:: Written exercise ::
Output every line of the material exactly, omitting images.

BEGIN Data shown

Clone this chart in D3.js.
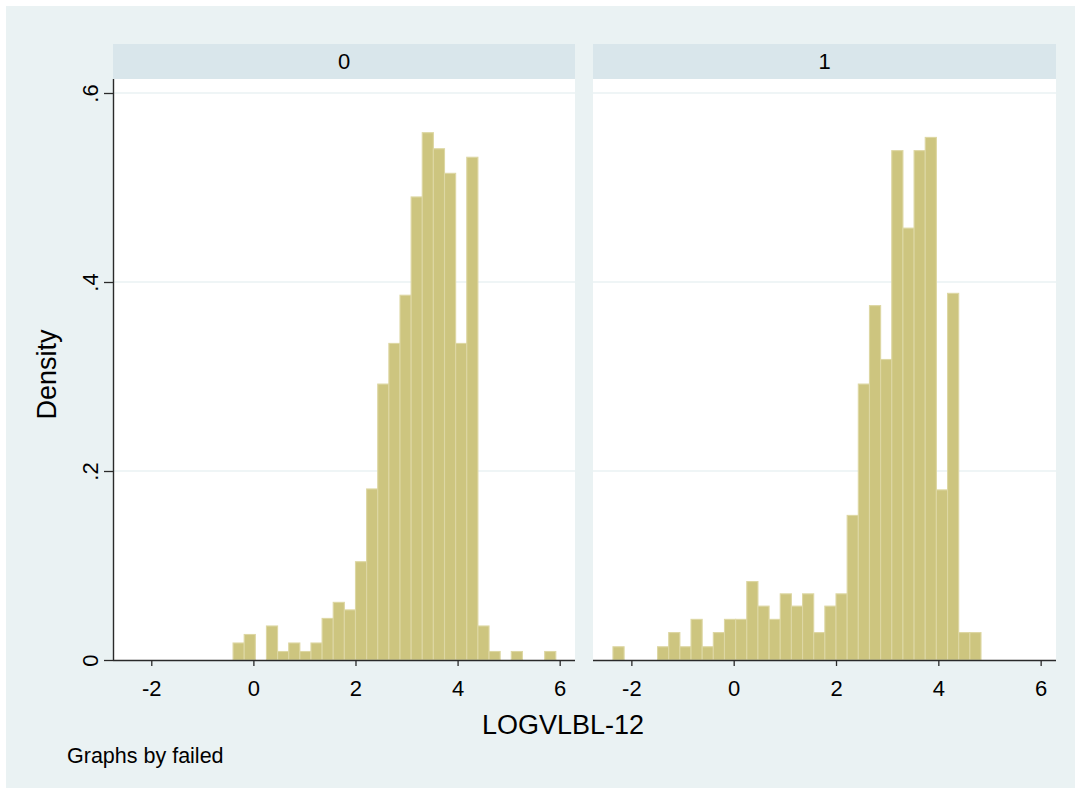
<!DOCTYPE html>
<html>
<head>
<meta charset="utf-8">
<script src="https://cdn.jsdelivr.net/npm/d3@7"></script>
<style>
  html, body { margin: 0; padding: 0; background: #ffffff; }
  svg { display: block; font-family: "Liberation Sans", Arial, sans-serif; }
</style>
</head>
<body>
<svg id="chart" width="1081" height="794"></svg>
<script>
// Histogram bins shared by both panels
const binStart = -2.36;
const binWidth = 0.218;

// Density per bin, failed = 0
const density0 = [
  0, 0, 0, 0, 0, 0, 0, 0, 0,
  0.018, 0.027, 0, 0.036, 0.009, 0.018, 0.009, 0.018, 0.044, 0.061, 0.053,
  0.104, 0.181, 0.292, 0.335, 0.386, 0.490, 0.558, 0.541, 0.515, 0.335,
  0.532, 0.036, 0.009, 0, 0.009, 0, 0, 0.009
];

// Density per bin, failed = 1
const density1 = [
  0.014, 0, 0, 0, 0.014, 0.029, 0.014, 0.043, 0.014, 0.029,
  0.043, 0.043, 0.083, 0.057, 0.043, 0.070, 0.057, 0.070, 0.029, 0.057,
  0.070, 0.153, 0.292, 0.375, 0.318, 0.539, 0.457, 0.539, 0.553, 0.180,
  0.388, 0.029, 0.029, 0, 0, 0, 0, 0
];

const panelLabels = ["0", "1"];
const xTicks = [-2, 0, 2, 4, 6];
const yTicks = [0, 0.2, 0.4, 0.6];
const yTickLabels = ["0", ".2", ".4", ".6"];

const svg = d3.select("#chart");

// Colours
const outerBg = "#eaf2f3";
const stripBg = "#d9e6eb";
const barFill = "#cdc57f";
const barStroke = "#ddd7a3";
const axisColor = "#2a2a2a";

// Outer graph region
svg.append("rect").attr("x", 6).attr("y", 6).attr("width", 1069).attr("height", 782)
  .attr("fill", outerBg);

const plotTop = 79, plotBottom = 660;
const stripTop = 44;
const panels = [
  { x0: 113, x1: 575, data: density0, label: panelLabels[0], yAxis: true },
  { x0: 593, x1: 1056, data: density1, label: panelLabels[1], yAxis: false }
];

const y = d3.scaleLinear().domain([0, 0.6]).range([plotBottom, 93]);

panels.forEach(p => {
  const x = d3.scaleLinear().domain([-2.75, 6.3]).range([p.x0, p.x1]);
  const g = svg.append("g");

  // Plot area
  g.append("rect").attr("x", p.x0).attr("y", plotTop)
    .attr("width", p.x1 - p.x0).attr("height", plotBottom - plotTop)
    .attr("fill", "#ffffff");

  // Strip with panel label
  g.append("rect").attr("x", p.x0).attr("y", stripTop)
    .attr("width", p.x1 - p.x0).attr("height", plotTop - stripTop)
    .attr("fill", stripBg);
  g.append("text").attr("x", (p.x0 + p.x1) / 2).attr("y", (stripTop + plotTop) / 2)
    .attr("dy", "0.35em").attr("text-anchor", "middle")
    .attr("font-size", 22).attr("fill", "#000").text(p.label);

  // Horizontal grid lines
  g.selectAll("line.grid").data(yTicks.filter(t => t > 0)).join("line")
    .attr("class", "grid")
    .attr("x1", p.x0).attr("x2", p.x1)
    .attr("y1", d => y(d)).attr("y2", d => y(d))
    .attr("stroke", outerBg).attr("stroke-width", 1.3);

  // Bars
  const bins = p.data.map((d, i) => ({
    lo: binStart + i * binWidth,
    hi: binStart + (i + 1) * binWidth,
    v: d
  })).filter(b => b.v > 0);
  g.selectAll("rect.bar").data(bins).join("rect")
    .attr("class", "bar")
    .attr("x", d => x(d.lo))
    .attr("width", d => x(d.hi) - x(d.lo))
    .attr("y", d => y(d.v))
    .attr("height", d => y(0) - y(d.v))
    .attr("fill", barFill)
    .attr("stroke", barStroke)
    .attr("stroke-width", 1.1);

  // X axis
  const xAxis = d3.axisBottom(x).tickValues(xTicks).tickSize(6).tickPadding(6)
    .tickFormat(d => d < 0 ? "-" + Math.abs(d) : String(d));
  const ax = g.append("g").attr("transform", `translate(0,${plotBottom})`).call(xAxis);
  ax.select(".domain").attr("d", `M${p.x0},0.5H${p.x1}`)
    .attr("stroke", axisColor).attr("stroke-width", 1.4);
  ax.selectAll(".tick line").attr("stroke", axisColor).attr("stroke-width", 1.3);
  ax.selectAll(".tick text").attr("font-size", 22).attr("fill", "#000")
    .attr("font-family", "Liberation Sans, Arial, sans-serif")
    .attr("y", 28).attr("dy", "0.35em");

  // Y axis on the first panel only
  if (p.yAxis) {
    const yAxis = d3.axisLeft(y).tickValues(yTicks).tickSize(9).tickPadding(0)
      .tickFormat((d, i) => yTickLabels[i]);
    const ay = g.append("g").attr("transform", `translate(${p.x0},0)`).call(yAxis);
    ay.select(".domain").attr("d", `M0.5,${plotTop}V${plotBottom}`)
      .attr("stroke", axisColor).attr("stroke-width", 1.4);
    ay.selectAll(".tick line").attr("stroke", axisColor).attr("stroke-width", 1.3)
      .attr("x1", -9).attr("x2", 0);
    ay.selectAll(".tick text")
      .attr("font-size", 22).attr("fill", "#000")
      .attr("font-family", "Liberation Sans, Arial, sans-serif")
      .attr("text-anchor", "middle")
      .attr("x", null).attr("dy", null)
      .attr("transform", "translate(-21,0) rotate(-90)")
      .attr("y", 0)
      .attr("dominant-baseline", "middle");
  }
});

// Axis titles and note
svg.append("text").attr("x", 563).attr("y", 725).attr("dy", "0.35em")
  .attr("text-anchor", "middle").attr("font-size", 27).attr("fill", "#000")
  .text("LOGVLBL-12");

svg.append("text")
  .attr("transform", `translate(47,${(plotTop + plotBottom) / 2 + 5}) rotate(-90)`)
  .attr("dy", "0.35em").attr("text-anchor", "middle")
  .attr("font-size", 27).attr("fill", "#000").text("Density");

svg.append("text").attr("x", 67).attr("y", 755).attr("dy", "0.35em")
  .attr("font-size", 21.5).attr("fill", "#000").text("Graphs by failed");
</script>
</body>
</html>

END Data shown

:: Exercise result ::
Clone this chart in D3.js.
<!DOCTYPE html>
<html>
<head>
<meta charset="utf-8">
<script src="https://cdn.jsdelivr.net/npm/d3@7"></script>
<style>
  html, body { margin: 0; padding: 0; background: #ffffff; }
  svg { display: block; font-family: "Liberation Sans", Arial, sans-serif; }
</style>
</head>
<body>
<svg id="chart" width="1081" height="794"></svg>
<script>
// Histogram bins shared by both panels
const binStart = -2.36;
const binWidth = 0.218;

// Density per bin, failed = 0
const density0 = [
  0, 0, 0, 0, 0, 0, 0, 0, 0,
  0.018, 0.027, 0, 0.036, 0.009, 0.018, 0.009, 0.018, 0.044, 0.061, 0.053,
  0.104, 0.181, 0.292, 0.335, 0.386, 0.490, 0.558, 0.541, 0.515, 0.335,
  0.532, 0.036, 0.009, 0, 0.009, 0, 0, 0.009
];

// Density per bin, failed = 1
const density1 = [
  0.014, 0, 0, 0, 0.014, 0.029, 0.014, 0.043, 0.014, 0.029,
  0.043, 0.043, 0.083, 0.057, 0.043, 0.070, 0.057, 0.070, 0.029, 0.057,
  0.070, 0.153, 0.292, 0.375, 0.318, 0.539, 0.457, 0.539, 0.553, 0.180,
  0.388, 0.029, 0.029, 0, 0, 0, 0, 0
];

const panelLabels = ["0", "1"];
const xTicks = [-2, 0, 2, 4, 6];
const yTicks = [0, 0.2, 0.4, 0.6];
const yTickLabels = ["0", ".2", ".4", ".6"];

const svg = d3.select("#chart");

// Colours
const outerBg = "#eaf2f3";
const stripBg = "#d9e6eb";
const barFill = "#cdc57f";
const barStroke = "#ddd7a3";
const axisColor = "#2a2a2a";

// Outer graph region
svg.append("rect").attr("x", 6).attr("y", 6).attr("width", 1069).attr("height", 782)
  .attr("fill", outerBg);

const plotTop = 79, plotBottom = 660;
const stripTop = 44;
const panels = [
  { x0: 113, x1: 575, data: density0, label: panelLabels[0], yAxis: true },
  { x0: 593, x1: 1056, data: density1, label: panelLabels[1], yAxis: false }
];

const y = d3.scaleLinear().domain([0, 0.6]).range([plotBottom, 93]);

panels.forEach(p => {
  const x = d3.scaleLinear().domain([-2.75, 6.3]).range([p.x0, p.x1]);
  const g = svg.append("g");

  // Plot area
  g.append("rect").attr("x", p.x0).attr("y", plotTop)
    .attr("width", p.x1 - p.x0).attr("height", plotBottom - plotTop)
    .attr("fill", "#ffffff");

  // Strip with panel label
  g.append("rect").attr("x", p.x0).attr("y", stripTop)
    .attr("width", p.x1 - p.x0).attr("height", plotTop - stripTop)
    .attr("fill", stripBg);
  g.append("text").attr("x", (p.x0 + p.x1) / 2).attr("y", (stripTop + plotTop) / 2)
    .attr("dy", "0.35em").attr("text-anchor", "middle")
    .attr("font-size", 22).attr("fill", "#000").text(p.label);

  // Horizontal grid lines
  g.selectAll("line.grid").data(yTicks.filter(t => t > 0)).join("line")
    .attr("class", "grid")
    .attr("x1", p.x0).attr("x2", p.x1)
    .attr("y1", d => y(d)).attr("y2", d => y(d))
    .attr("stroke", outerBg).attr("stroke-width", 1.3);

  // Bars
  const bins = p.data.map((d, i) => ({
    lo: binStart + i * binWidth,
    hi: binStart + (i + 1) * binWidth,
    v: d
  })).filter(b => b.v > 0);
  g.selectAll("rect.bar").data(bins).join("rect")
    .attr("class", "bar")
    .attr("x", d => x(d.lo))
    .attr("width", d => x(d.hi) - x(d.lo))
    .attr("y", d => y(d.v))
    .attr("height", d => y(0) - y(d.v))
    .attr("fill", barFill)
    .attr("stroke", barStroke)
    .attr("stroke-width", 1.1);

  // X axis
  const xAxis = d3.axisBottom(x).tickValues(xTicks).tickSize(6).tickPadding(6)
    .tickFormat(d => d < 0 ? "-" + Math.abs(d) : String(d));
  const ax = g.append("g").attr("transform", `translate(0,${plotBottom})`).call(xAxis);
  ax.select(".domain").attr("d", `M${p.x0},0.5H${p.x1}`)
    .attr("stroke", axisColor).attr("stroke-width", 1.4);
  ax.selectAll(".tick line").attr("stroke", axisColor).attr("stroke-width", 1.3);
  ax.selectAll(".tick text").attr("font-size", 22).attr("fill", "#000")
    .attr("font-family", "Liberation Sans, Arial, sans-serif")
    .attr("y", 28).attr("dy", "0.35em");

  // Y axis on the first panel only
  if (p.yAxis) {
    const yAxis = d3.axisLeft(y).tickValues(yTicks).tickSize(9).tickPadding(0)
      .tickFormat((d, i) => yTickLabels[i]);
    const ay = g.append("g").attr("transform", `translate(${p.x0},0)`).call(yAxis);
    ay.select(".domain").attr("d", `M0.5,${plotTop}V${plotBottom}`)
      .attr("stroke", axisColor).attr("stroke-width", 1.4);
    ay.selectAll(".tick line").attr("stroke", axisColor).attr("stroke-width", 1.3)
      .attr("x1", -9).attr("x2", 0);
    ay.selectAll(".tick text")
      .attr("font-size", 22).attr("fill", "#000")
      .attr("font-family", "Liberation Sans, Arial, sans-serif")
      .attr("text-anchor", "middle")
      .attr("x", null).attr("dy", null)
      .attr("transform", "translate(-21,0) rotate(-90)")
      .attr("y", 0)
      .attr("dominant-baseline", "middle");
  }
});

// Axis titles and note
svg.append("text").attr("x", 563).attr("y", 725).attr("dy", "0.35em")
  .attr("text-anchor", "middle").attr("font-size", 27).attr("fill", "#000")
  .text("LOGVLBL-12");

svg.append("text")
  .attr("transform", `translate(47,${(plotTop + plotBottom) / 2 + 5}) rotate(-90)`)
  .attr("dy", "0.35em").attr("text-anchor", "middle")
  .attr("font-size", 27).attr("fill", "#000").text("Density");

svg.append("text").attr("x", 67).attr("y", 755).attr("dy", "0.35em")
  .attr("font-size", 21.5).attr("fill", "#000").text("Graphs by failed");
</script>
</body>
</html>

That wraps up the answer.